Interesting People mailing list archives

IP: depress clutch before shifting gears


From: David Farber <farber () cis upenn edu>
Date: Wed, 22 Mar 2000 05:30:56 -0500



X-Sender: jwarren () mail well com
Date: Tue, 21 Mar 2000 08:32:32 -0800
To: nobody () well com
From: Jim Warren <jwarren () well com>
Subject: depress clutch before shifting gears

Take heart, anyone among you who believes you are technologically challenged,
you "ain't seen nuthin' yet." This is an excerpt from a Wall Street Journal
article:

1. Compaq is considering changing the command "Press Any Key" to Press
 Return Key" because of the flood of calls asking where the "Any" key is.

2. AST technical support had a caller complaining that her mouse was hard to
control with the dust cover on. The cover turned out to be the plastic bag
the mouse was packaged in.

3. Another AST customer was asked to send a copy of her defective diskettes.
A few days later a letter arrived from the customer along with photocopies of
the floppies.

4. A Dell technician advised his customer to put his troubled floppy back in
the drive and close the door. The customer asked the tech to hold on and was
heard putting the phone down, getting up and crossing the room to close the
door.

5. Another Dell customer called to say he couldn't get his computer to fax
anything. After 40 minutes of troubleshooting, the technician discovered the
man was trying to fax a piece of paper by holding it in front of the monitor
screen and hitting the "send" key.

6. Yet another Dell customer called to complain that his keyboard no longer
worked. He had cleaned it by filling up his tub with soap and water and
soaking the keyboard for a day, then removing all the keys and washing them
individually.

7. A Dell technician received a call from a customer who was enraged because
his computer had told him he was "bad and an invalid." The tech explained
that the computer's "bad command" and "invalid" responses shouldn't be taken
personally.

8. A confused caller to IBM was having troubles printing documents. He told
the technician that the computer had said it "couldn't find printer." The
user had also tried turning the computer screen to face the printer but that
his computer still couldn't "see" the printer.

9. An exasperated caller to Dell Computer Tech Support couldn't get her new
Dell Computer to turn on. After ensuring the computer was plugged in, the
technician asked her what happened when she pushed the power button. Her
response, "I pushed and pushed on this foot pedal and nothing happens." The
"foot pedal" turned out to be the computer's mouse.

10. Another customer called Compaq tech support to say her brand-new computer
wouldn't work. She said she unpacked the unit, plugged it in and sat there
for 20 minutes waiting for something to happen. When asked what happened when
she pressed the power switch, she asked, "What power switch?"
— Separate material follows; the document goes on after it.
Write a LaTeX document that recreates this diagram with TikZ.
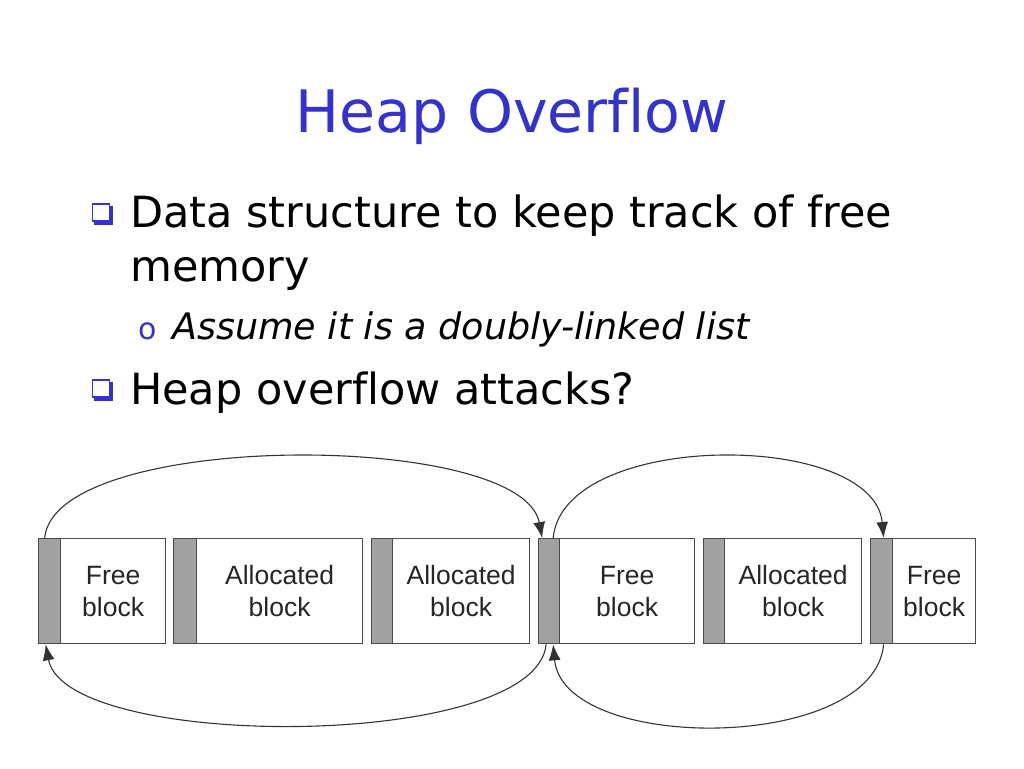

11. Another IBM customer had troubles installing software and rang for
support. "I put in the first disk, and that was OK. It said to put in the
second disk, and had some problems with the disk.  When it said to put in the
third disk, I couldn't even fit it in...."The user hadn't realized that
"Insert Disk 2" meant to remove Disk 1 first.

12. In a similar incident, a customer had followed the instructions for
installing software. The instructions said to remove the disk from its cover
and insert into the drive. The user had physically removed the casing of the
disk and wondered why there were problems.

13. True story from a Novell Net Wire Sysop: Caller: "Hello, is the Tech
Support?"
Tech: "Yes, it is. How may I help you?"
Caller: "The cup holder on my PC is broken and I am within my warranty
period. How do I go about getting that fixed?"
Tech: "I'm sorry, but did you say a cup holder?"
Caller: "Yes, it's attached to the front of my computer."
Tech: "Please excuse me. If I seem a bit stumped, it's because I am. Did you
receive this as part of a promotional at a trade show? How did you get this
cup holder? Does it have any trademark on it?"
Caller: It came with my computer. I don't know anything about a promotional.
It just has '4X' on it."
At this point, the Tech Rep had to mute the caller because he couldn't stand
it. He was laughing too hard. The caller had been using the load drawer of
the CD-ROM drive as a cup holder and snapped it off the drive.

14. A woman called the Canon help desk with a problem with her printer. The
tech asked her if she was running it under "Windows." The woman responded,
"No, my good point. The man sitting in the cubicle next to me is under a
window and his printer is working fine."